Although the Wynne Affirmation was submitted in connection with a separate motion the defendant has pending for return of property, which is being treated as a separate civil action for equitable relief, see Vitrano v. United States, No. 06 Civ. 6518 (JGK) (filed August 29, 2006), the defendant has referenced the Wynne Affirmation in both his motion to quash and his § 2255 motion, and thus the Court considers it as part of this record.

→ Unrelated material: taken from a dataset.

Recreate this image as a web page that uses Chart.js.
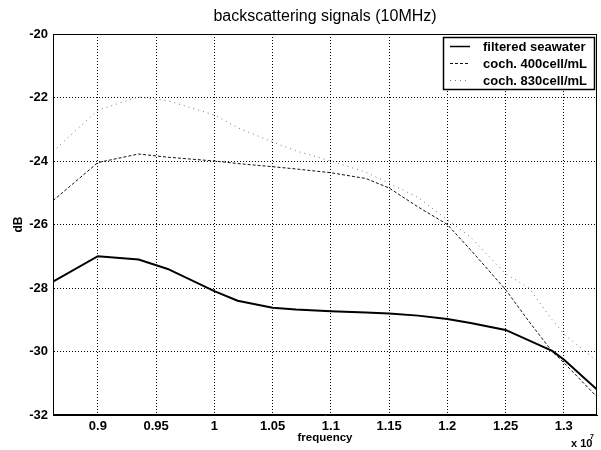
<!DOCTYPE html>
<html>
<head>
<meta charset="utf-8">
<script src="https://cdn.jsdelivr.net/npm/chart.js@4"></script>
<style>
  html, body { margin: 0; padding: 0; background: #fff; }
  #wrap { width: 601px; height: 450px; }
</style>
</head>
<body>
<div id="wrap"><canvas id="chart" width="601" height="450"></canvas></div>
<script>
// frequency in units of 1e7 Hz
var freq = [0.8615, 0.9, 0.935, 0.96, 1.0, 1.02, 1.05, 1.07, 1.1, 1.13, 1.15, 1.175, 1.2, 1.22, 1.25, 1.27, 1.29, 1.3, 1.3285];
var seawater = [-27.8, -27.0, -27.1, -27.4, -28.1, -28.4, -28.62, -28.68, -28.73, -28.77, -28.8, -28.87, -28.98, -29.1, -29.32, -29.65, -29.98, -30.25, -31.2];
var coch400 = [-25.25, -24.05, -23.78, -23.88, -24.0, -24.08, -24.18, -24.25, -24.37, -24.55, -24.85, -25.45, -26.0, -26.8, -28.05, -29.05, -30.0, -30.35, -31.43];
var coch830 = [-23.7, -22.4, -21.98, -22.1, -22.55, -22.95, -23.4, -23.68, -24.0, -24.35, -24.7, -25.15, -25.85, -26.4, -27.55, -28.0, -29.0, -29.45, -30.3];
var seriesNames = ['filtered seawater', 'coch. 400cell/mL', 'coch. 830cell/mL'];
var xTicks = [0.9, 0.95, 1.0, 1.05, 1.1, 1.15, 1.2, 1.25, 1.3];
var xTickLabels = ['0.9', '0.95', '1', '1.05', '1.1', '1.15', '1.2', '1.25', '1.3'];
var yTicks = [-32, -30, -28, -26, -24, -22, -20];

var FONT = '"Liberation Sans", Arial, sans-serif';

function pts(ys) {
    return freq.map(function (f, i) { return {x: f, y: ys[i]}; });
}

var styles = [
    {color: '#000', width: 2, dash: []},
    {color: '#111', width: 1, dash: [3, 2]},
    {color: '#777', width: 1, dash: [1, 4]}
];

// frame, legend box, title and the x10^7 exponent
var extras = {
    id: 'extras',
    afterDraw: function (chart) {
        var ctx = chart.ctx, a = chart.chartArea;
        ctx.save();
        ctx.strokeStyle = '#000';
        ctx.lineWidth = 1;
        ctx.setLineDash([]);
        ctx.strokeRect(a.left + 0.5, a.top + 0.5, a.right - a.left - 1, a.bottom - a.top - 1);

        ctx.fillStyle = '#000';
        ctx.font = '16px ' + FONT;
        ctx.textAlign = 'center';
        ctx.textBaseline = 'middle';
        ctx.fillText('backscattering signals (10MHz)', (a.left + a.right) / 2, 17);

        // legend
        var lx = 443, ly = 37, lw = 151, lh = 52;
        ctx.fillStyle = '#fff';
        ctx.fillRect(lx, ly, lw, lh);
        ctx.strokeStyle = '#000';
        ctx.lineWidth = 1.5;
        ctx.strokeRect(lx + 0.5, ly + 0.5, lw, lh);
        ctx.font = 'bold 13px ' + FONT;
        ctx.textAlign = 'left';
        for (var i = 0; i < seriesNames.length; i++) {
            var yy = ly + 9.5 + i * 17;
            ctx.strokeStyle = styles[i].color;
            ctx.lineWidth = styles[i].width === 2 ? 1.5 : 1;
            ctx.setLineDash(styles[i].dash);
            ctx.beginPath();
            ctx.moveTo(lx + 7, yy);
            ctx.lineTo(lx + 27, yy);
            ctx.stroke();
            ctx.setLineDash([]);
            ctx.fillStyle = '#000';
            ctx.fillText(seriesNames[i], lx + 40, yy + 0.5);
        }

        ctx.font = 'bold 11px ' + FONT;
        ctx.textAlign = 'left';
        ctx.fillText('x 10', 571, 444);
        ctx.font = 'bold 7px ' + FONT;
        ctx.fillText('7', 590, 437);
        ctx.restore();
    }
};

var ctx = document.getElementById('chart').getContext('2d');
var chart = new Chart(ctx, {
    type: 'line',
    data: {
        datasets: [seawater, coch400, coch830].map(function (d, i) {
            return {
                label: seriesNames[i],
                data: pts(d),
                borderColor: styles[i].color,
                borderWidth: styles[i].width,
                borderDash: styles[i].dash,
                pointRadius: 0,
                tension: 0,
                fill: false
            };
        })
    },
    options: {
        responsive: false,
        animation: false,
        layout: { padding: { top: 34, right: 4, left: 0, bottom: 0 } },
        plugins: { legend: { display: false }, title: { display: false }, tooltip: { enabled: false } },
        scales: {
            x: {
                type: 'linear',
                min: 0.8615,
                max: 1.3285,
                afterBuildTicks: function (s) { s.ticks = xTicks.map(function (v) { return {value: v}; }); },
                afterFit: function (s) { s.height = 35; },
                ticks: {
                    padding: 4,
                    color: '#000',
                    font: { family: FONT, size: 13, weight: 'bold' },
                    maxRotation: 0,
                    autoSkip: false,
                    callback: function (v) {
                        var k = xTicks.indexOf(v);
                        return k >= 0 ? xTickLabels[k] : '';
                    }
                },
                grid: { color: '#000', lineWidth: 1, drawTicks: false },
                border: { display: true, color: '#000', dash: [1, 2] },
                title: {
                    display: true,
                    text: 'frequency',
                    color: '#000',
                    font: { family: FONT, size: 11.5, weight: 'bold' },
                    padding: { top: 0, bottom: 5 }
                }
            },
            y: {
                min: -32,
                max: -20,
                afterBuildTicks: function (s) { s.ticks = yTicks.map(function (v) { return {value: v}; }); },
                afterFit: function (s) { s.width = 53; },
                ticks: {
                    padding: 5,
                    color: '#000',
                    font: { family: FONT, size: 13, weight: 'bold' }
                },
                grid: { color: '#000', lineWidth: 1, drawTicks: false },
                border: { display: true, color: '#000', dash: [1, 2] },
                title: {
                    display: true,
                    text: 'dB',
                    color: '#000',
                    font: { family: FONT, size: 12, weight: 'bold' },
                    padding: { top: 11, bottom: 0 }
                }
            }
        }
    },
    plugins: [extras]
});
</script>
</body>
</html>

Finally, apart from his bare allegations, the defendant has made no showing that the Government acted in bad faith in failing to submit a request for a sentence reduction on the defendant's behalf. Therefore, the defendant's claim that the Government acted in bad faith is also without merit. See Wade v. United States, 504 U.S. 181, 186 (1992) ("[A] claim that a defendant merely provided substantial assistance will not entitle a defendant to a remedy or even to discovery or an evidentiary hearing. Nor would additional but generalized allegations of improper motive.").
CONCLUSION
The Court has carefully considered all of the defendant's remaining arguments and, to the extent not already addressed in this Opinion, found them to be either moot or without merit. For all of the reasons stated above, the defendant's motion pursuant to § 2255 (No. 07-Civ-462) and his motion to quash the allegedly defective search warrant (No. 05-Cr-1254, Doc. #24) are denied.
The Clerk of Court is directed to enter judgment dismissing the petition in 07 Civ. 462 (JGK) and closing both of these cases. The Court declines to issue a certificate of appealability pursuant to 28 U.S.C. § 2253(c) because the defendant has failed to make a substantial showing of the denial of a constitutional right.